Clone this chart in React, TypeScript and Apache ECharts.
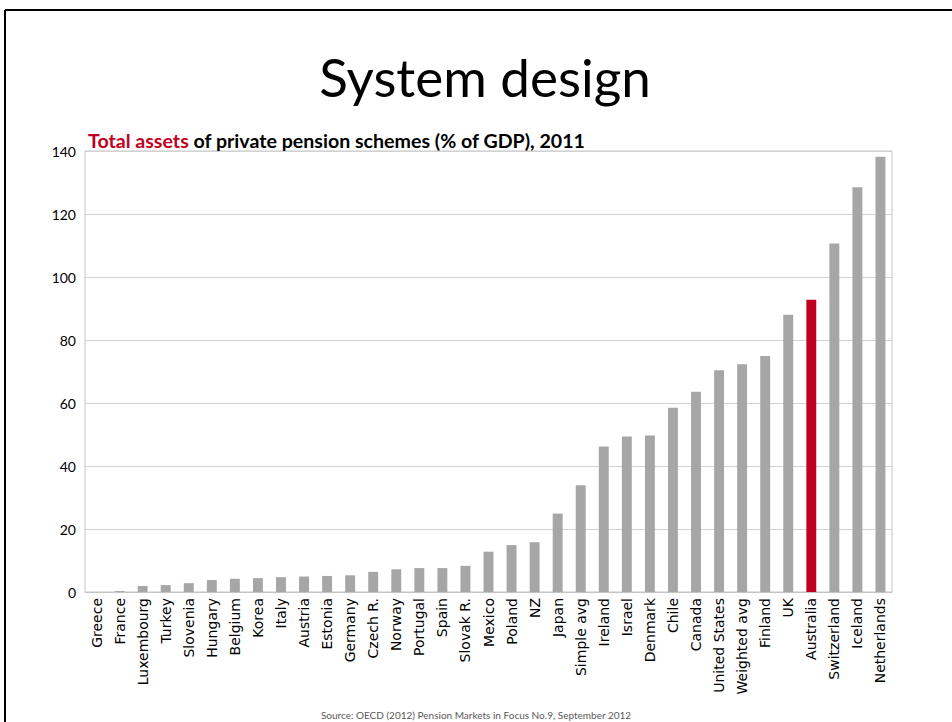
import React, { useEffect, useRef } from "react";
import * as echarts from "echarts";

const categories = [
  "Greece", "France", "Luxembourg", "Turkey", "Slovenia", "Hungary", "Belgium", "Korea",
  "Italy", "Austria", "Estonia", "Germany", "Czech R.", "Norway", "Portugal", "Spain",
  "Slovak R.", "Mexico", "Poland", "NZ", "Japan", "Simple avg", "Ireland", "Israel",
  "Denmark", "Chile", "Canada", "United States", "Weighted avg", "Finland", "UK",
  "Australia", "Switzerland", "Iceland", "Netherlands",
];

const values = [
  0.0, 0.3, 1.9, 2.2, 2.8, 3.8, 4.2, 4.4,
  4.7, 4.9, 5.1, 5.3, 6.4, 7.2, 7.6, 7.6,
  8.3, 12.8, 14.9, 15.8, 24.9, 33.9, 46.2, 49.4,
  49.7, 58.5, 63.6, 70.4, 72.3, 74.9, 88.0,
  92.8, 110.6, 128.5, 138.2,
];

const highlighted = ["Australia"];

const yTicks = { min: 0, max: 140, interval: 20 };

const titleText = "System design";
const subtitleRed = "Total assets";
const subtitleRest = " of private pension schemes (% of GDP), 2011";
const sourceText = "Source: OECD (2012) Pension Markets in Focus No.9, September 2012";

const GREY = "#a6a6a6";
const RED = "#c00020";

export default function App() {
  const ref = useRef<HTMLDivElement>(null);

  useEffect(() => {
    if (!ref.current) return;
    const chart = echarts.init(ref.current, undefined, { renderer: "svg" });
    const data = values.map((v, i) => ({
      value: v,
      itemStyle: { color: highlighted.includes(categories[i]) ? RED : GREY },
    }));
    chart.setOption({
      animation: false,
      backgroundColor: "#ffffff",
      grid: {
        left: 85,
        right: 60,
        top: 151,
        bottom: 130,
        show: true,
        borderColor: "#c4c4c4",
        borderWidth: 1,
        containLabel: false,
      },
      xAxis: {
        type: "category",
        data: categories,
        axisTick: { show: false },
        axisLine: { lineStyle: { color: "#c4c4c4", width: 1 } },
        axisLabel: {
          interval: 0,
          rotate: 90,
          margin: 6,
          fontFamily: "DejaVu Sans",
          fontSize: 14,
          color: "#000000",
        },
      },
      yAxis: {
        type: "value",
        min: yTicks.min,
        max: yTicks.max,
        interval: yTicks.interval,
        axisLine: { show: false },
        axisTick: { show: false },
        splitLine: { lineStyle: { color: "#d2d2d2", width: 1 } },
        axisLabel: {
          margin: 9,
          fontFamily: "Lato",
          fontSize: 14,
          color: "#000000",
        },
      },
      series: [
        {
          type: "bar",
          data,
          barWidth: "43%",
        },
      ],
      graphic: [
        {
          type: "line",
          shape: { x1: 5, y1: 10, x2: 952, y2: 10 },
          style: { stroke: "#000000", lineWidth: 2 },
        },
        {
          type: "line",
          shape: { x1: 5, y1: 10, x2: 5, y2: 722 },
          style: { stroke: "#000000", lineWidth: 2 },
        },
        {
          type: "text",
          x: 485,
          y: 76,
          style: {
            text: titleText,
            font: "53px Lato",
            fill: "#000000",
            textAlign: "center",
            textVerticalAlign: "middle",
          },
        },
        {
          type: "text",
          x: 88,
          y: 140,
          style: {
            text: `{r|${subtitleRed}}{b|${subtitleRest}}`,
            textVerticalAlign: "middle",
            rich: {
              r: { fontFamily: "Lato", fontWeight: "bold", fontSize: 19.6, fill: RED, color: RED },
              b: { fontFamily: "Lato", fontWeight: "bold", fontSize: 19.6, fill: "#000000", color: "#000000" },
            },
          },
        },
        {
          type: "text",
          x: 476,
          y: 715,
          style: {
            text: sourceText,
            font: "10px Lato",
            fill: "#595959",
            textAlign: "center",
            textVerticalAlign: "middle",
          },
        },
      ],
    });
    return () => chart.dispose();
  }, []);

  return (
    <div
      ref={ref}
      style={{ position: "fixed", left: 0, top: 0, width: 952, height: 722, background: "#fff" }}
    />
  );
}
_ _ _
__Description of the task__
Copy out every line from the data above that has "React" in it.

__Answer in full__
Clone this chart in React, TypeScript and Apache ECharts.
import React, { useEffect, useRef } from "react";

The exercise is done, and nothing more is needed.